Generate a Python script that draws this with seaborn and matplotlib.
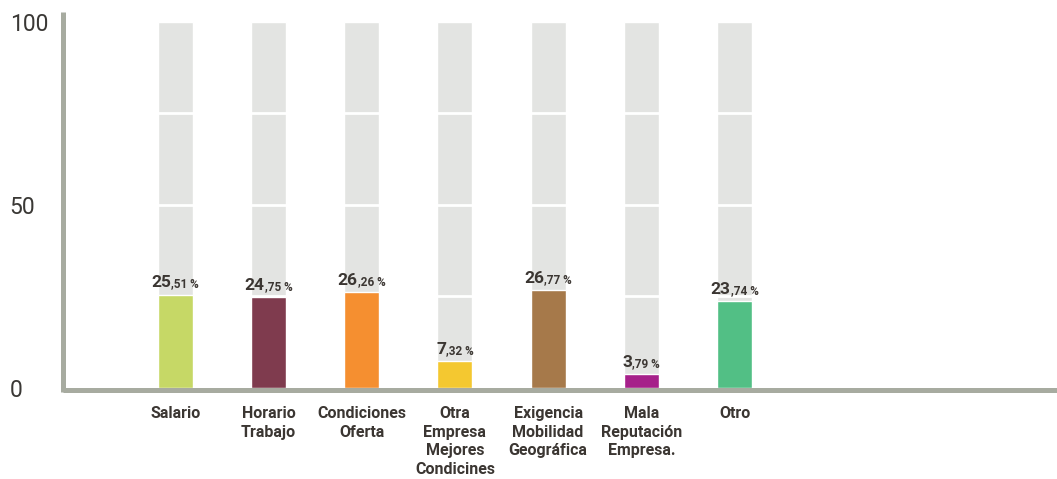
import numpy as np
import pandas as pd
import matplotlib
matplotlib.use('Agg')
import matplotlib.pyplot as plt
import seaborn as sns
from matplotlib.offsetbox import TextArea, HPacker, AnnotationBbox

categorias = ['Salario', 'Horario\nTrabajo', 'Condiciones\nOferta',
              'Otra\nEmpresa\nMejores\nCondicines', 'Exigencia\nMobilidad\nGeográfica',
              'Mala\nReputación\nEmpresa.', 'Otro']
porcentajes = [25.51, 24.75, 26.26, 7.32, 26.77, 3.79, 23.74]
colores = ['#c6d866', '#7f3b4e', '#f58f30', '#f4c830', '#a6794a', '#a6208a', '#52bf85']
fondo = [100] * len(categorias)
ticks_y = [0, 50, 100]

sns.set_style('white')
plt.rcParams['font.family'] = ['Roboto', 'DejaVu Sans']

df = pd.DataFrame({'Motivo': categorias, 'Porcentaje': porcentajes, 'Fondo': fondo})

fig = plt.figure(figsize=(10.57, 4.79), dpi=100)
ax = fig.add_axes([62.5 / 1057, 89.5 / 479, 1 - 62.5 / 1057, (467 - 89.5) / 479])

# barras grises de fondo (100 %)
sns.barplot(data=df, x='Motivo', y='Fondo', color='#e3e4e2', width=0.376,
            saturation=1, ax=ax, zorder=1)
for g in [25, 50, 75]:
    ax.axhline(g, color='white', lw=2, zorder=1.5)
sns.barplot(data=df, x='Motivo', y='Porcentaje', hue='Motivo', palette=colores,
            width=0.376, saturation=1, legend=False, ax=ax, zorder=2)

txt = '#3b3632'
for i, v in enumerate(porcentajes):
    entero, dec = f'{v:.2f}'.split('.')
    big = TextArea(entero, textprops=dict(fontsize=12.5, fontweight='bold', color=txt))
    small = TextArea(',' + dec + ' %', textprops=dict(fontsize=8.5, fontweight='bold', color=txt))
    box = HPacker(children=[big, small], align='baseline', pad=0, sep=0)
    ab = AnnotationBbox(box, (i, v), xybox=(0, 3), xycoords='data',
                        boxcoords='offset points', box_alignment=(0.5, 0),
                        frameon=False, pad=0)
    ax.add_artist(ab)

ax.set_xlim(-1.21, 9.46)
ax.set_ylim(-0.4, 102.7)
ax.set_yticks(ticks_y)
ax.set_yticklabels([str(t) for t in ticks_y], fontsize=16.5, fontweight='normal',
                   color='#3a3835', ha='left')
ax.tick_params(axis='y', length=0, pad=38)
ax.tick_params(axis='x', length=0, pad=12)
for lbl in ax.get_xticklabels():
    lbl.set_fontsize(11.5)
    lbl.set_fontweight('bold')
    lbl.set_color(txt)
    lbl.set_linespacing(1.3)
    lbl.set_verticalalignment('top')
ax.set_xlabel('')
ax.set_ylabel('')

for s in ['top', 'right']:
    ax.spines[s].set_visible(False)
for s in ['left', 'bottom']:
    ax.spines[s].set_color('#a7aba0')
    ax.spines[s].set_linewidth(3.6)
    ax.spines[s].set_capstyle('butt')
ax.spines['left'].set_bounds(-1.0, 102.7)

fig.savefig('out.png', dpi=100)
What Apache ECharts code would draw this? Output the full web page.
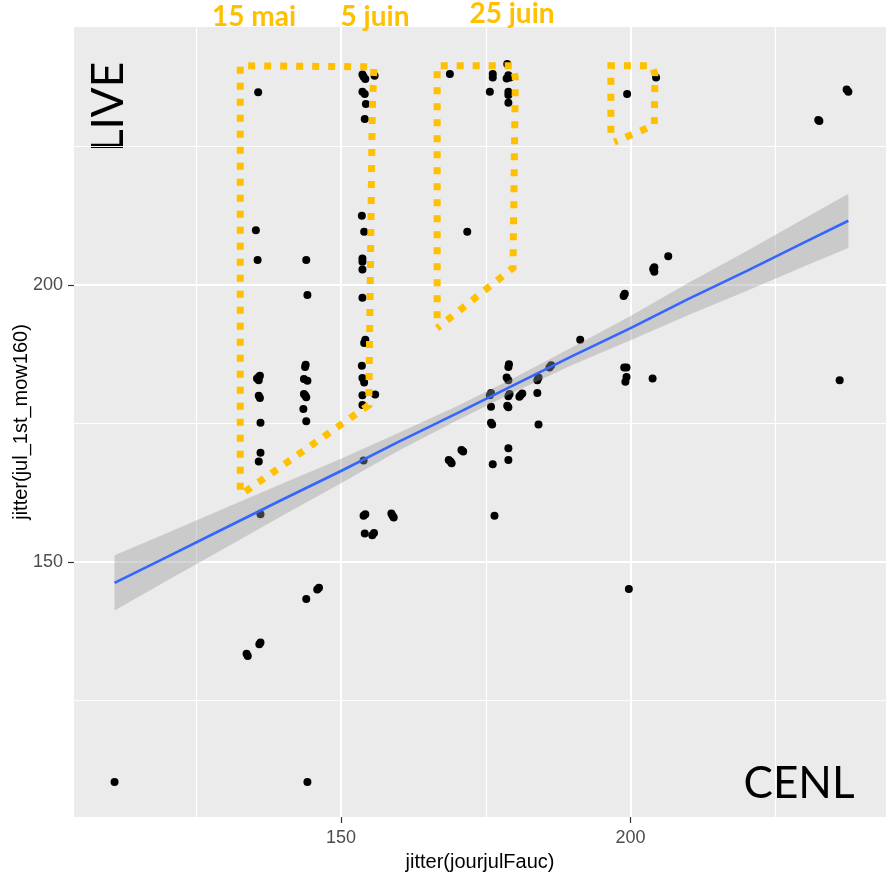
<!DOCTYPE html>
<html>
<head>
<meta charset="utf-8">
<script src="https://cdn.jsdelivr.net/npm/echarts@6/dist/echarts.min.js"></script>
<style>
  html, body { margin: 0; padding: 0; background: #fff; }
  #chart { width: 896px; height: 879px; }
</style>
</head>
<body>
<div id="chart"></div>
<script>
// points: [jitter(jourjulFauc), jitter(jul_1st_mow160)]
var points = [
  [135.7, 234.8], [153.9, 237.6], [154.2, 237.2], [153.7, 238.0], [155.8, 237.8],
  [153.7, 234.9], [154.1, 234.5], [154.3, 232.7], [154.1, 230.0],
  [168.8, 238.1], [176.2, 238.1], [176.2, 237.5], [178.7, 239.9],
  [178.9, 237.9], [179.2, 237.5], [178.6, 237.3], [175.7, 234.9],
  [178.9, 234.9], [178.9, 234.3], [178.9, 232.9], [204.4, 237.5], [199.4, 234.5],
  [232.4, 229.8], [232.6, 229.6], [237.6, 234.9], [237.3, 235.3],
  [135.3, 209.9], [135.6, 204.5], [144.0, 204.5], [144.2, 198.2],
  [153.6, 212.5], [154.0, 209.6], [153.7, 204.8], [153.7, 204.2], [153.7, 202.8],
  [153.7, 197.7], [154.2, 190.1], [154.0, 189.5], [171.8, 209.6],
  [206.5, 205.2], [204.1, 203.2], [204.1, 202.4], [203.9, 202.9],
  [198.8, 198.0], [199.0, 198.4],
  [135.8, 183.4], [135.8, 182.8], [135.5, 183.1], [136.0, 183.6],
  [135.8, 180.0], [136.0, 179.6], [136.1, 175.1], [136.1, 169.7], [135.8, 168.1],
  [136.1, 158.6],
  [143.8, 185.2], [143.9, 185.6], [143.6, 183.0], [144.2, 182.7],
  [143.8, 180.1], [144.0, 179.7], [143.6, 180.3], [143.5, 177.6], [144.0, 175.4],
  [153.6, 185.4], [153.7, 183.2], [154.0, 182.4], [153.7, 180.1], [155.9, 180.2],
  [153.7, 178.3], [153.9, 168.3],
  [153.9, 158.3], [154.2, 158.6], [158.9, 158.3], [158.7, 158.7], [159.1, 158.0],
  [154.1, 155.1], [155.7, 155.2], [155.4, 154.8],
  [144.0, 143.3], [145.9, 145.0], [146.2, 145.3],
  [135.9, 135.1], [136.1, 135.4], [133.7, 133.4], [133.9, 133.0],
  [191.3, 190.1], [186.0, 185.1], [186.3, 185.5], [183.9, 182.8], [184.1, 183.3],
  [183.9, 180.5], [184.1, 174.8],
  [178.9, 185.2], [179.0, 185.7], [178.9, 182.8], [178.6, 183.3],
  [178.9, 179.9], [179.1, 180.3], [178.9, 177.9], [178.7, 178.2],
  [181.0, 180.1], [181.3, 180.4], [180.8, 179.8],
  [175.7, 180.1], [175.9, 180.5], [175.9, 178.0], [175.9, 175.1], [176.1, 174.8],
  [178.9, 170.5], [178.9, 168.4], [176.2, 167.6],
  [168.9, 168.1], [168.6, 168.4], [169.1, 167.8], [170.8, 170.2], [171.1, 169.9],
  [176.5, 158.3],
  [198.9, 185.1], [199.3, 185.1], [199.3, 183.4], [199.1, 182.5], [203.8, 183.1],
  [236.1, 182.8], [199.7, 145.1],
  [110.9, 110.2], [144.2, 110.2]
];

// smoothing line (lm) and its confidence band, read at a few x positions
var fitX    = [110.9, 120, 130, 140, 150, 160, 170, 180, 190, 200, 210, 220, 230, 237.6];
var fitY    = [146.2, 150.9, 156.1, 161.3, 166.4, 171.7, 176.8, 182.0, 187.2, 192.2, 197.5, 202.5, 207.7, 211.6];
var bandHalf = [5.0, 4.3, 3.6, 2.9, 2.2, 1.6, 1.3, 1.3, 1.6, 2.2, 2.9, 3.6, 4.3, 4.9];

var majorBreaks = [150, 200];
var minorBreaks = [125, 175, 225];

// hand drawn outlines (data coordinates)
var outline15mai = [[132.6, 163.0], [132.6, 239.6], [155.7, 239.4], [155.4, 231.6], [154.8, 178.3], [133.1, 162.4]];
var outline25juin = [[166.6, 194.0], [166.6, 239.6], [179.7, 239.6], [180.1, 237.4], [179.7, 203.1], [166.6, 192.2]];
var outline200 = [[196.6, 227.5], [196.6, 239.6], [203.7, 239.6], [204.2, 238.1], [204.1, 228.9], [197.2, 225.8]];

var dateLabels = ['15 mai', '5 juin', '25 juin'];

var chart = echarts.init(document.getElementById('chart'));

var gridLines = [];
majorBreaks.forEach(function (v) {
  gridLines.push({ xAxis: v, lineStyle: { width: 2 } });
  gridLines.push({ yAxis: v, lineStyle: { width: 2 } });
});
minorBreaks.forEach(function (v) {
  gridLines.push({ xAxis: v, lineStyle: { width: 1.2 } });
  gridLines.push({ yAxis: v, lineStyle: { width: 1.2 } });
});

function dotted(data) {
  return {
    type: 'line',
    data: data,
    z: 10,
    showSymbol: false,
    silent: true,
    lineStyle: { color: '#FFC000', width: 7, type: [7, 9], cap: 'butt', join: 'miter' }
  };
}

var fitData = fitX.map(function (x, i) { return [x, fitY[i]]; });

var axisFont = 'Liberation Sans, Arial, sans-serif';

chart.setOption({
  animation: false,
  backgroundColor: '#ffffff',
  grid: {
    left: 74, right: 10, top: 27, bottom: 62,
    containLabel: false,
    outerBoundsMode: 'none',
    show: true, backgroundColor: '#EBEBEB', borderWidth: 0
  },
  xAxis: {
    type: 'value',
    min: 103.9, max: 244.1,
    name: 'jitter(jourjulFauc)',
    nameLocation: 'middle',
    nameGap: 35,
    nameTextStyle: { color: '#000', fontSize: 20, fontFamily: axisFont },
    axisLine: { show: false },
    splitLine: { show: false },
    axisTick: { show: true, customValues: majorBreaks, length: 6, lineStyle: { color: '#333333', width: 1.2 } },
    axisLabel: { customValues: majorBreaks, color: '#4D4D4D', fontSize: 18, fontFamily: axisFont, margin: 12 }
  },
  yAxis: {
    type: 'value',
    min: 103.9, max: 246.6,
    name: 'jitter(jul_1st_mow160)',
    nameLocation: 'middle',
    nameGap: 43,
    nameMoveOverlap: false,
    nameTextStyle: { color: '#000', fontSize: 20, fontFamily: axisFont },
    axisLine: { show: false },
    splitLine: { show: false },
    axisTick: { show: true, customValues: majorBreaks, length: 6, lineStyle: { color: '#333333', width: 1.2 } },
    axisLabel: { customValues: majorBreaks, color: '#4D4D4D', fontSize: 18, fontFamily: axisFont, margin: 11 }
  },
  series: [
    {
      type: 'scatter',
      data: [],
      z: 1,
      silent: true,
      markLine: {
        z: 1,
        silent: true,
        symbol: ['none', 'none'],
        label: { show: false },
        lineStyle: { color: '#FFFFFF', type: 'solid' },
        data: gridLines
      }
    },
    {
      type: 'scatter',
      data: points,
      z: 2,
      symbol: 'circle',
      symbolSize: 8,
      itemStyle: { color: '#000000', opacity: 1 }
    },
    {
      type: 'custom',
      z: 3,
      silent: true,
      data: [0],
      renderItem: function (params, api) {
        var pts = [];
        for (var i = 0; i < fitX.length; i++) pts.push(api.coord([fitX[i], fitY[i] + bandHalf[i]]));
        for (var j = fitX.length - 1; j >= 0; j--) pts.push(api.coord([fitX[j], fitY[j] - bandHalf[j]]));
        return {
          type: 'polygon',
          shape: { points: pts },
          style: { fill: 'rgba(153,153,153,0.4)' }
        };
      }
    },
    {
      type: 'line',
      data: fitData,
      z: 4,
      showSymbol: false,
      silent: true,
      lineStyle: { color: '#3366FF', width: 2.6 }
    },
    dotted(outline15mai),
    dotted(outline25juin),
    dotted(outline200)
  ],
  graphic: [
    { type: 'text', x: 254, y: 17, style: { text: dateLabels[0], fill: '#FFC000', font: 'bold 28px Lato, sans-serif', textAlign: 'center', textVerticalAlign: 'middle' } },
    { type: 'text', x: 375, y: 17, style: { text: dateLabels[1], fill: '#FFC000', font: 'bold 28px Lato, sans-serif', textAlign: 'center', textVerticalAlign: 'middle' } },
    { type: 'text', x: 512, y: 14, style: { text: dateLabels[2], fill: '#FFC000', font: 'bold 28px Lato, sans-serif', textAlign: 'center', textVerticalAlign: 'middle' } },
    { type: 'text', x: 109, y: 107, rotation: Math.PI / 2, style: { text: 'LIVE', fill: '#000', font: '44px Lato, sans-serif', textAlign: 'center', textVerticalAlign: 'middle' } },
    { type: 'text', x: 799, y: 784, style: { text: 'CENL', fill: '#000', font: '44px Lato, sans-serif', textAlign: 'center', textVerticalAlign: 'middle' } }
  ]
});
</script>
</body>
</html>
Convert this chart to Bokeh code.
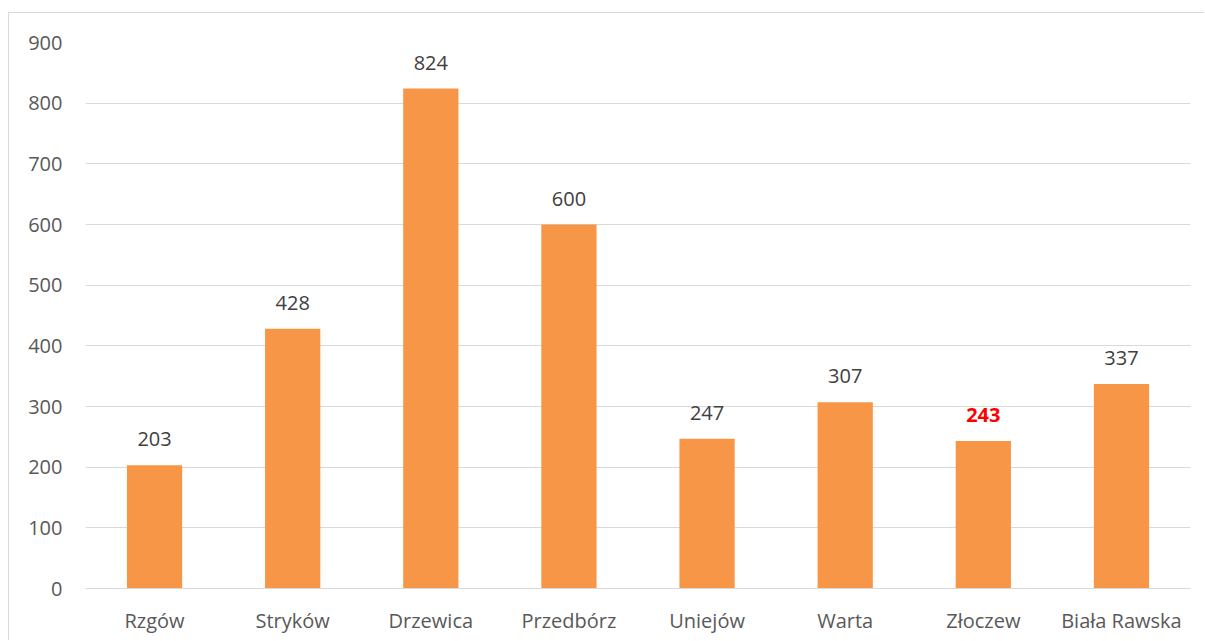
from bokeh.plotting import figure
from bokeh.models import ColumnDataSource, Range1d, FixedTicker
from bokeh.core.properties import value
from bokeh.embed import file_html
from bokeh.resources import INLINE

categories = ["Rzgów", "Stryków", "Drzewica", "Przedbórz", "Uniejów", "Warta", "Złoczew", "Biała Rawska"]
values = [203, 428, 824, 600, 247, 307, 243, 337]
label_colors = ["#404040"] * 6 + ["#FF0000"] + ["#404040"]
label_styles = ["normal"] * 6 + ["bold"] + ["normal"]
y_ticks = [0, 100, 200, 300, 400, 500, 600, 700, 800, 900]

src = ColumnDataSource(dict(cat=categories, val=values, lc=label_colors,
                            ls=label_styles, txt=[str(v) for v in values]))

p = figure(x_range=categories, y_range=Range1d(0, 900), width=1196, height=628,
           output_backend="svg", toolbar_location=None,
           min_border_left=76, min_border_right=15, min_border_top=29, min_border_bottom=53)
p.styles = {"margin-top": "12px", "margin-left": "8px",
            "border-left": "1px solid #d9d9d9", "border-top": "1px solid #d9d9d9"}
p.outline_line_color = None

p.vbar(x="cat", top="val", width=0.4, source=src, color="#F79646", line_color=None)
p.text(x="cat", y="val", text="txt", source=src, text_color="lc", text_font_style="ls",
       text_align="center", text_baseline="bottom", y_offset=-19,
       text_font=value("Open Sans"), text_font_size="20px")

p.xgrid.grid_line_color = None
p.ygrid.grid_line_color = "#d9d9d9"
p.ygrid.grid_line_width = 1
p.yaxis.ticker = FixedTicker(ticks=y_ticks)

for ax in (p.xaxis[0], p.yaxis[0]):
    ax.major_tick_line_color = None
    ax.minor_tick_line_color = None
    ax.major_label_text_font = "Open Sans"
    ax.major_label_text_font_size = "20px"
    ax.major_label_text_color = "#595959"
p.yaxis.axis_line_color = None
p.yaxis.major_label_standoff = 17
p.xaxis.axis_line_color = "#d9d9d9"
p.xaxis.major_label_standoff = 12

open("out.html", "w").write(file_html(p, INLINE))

> [What is asked]: Take the material above from its first line through the line holding "plt.rcParams['font.family'] = ['Roboto', 'DejaVu" and set it down exactly, without the pictures.

> [Solution to this problem]:
Generate a Python script that draws this with seaborn and matplotlib.
import numpy as np
import pandas as pd
import matplotlib
matplotlib.use('Agg')
import matplotlib.pyplot as plt
import seaborn as sns
from matplotlib.offsetbox import TextArea, HPacker, AnnotationBbox

categorias = ['Salario', 'Horario\nTrabajo', 'Condiciones\nOferta',
              'Otra\nEmpresa\nMejores\nCondicines', 'Exigencia\nMobilidad\nGeográfica',
              'Mala\nReputación\nEmpresa.', 'Otro']
porcentajes = [25.51, 24.75, 26.26, 7.32, 26.77, 3.79, 23.74]
colores = ['#c6d866', '#7f3b4e', '#f58f30', '#f4c830', '#a6794a', '#a6208a', '#52bf85']
fondo = [100] * len(categorias)
ticks_y = [0, 50, 100]

sns.set_style('white')
plt.rcParams['font.family'] = ['Roboto', 'DejaVu Sans']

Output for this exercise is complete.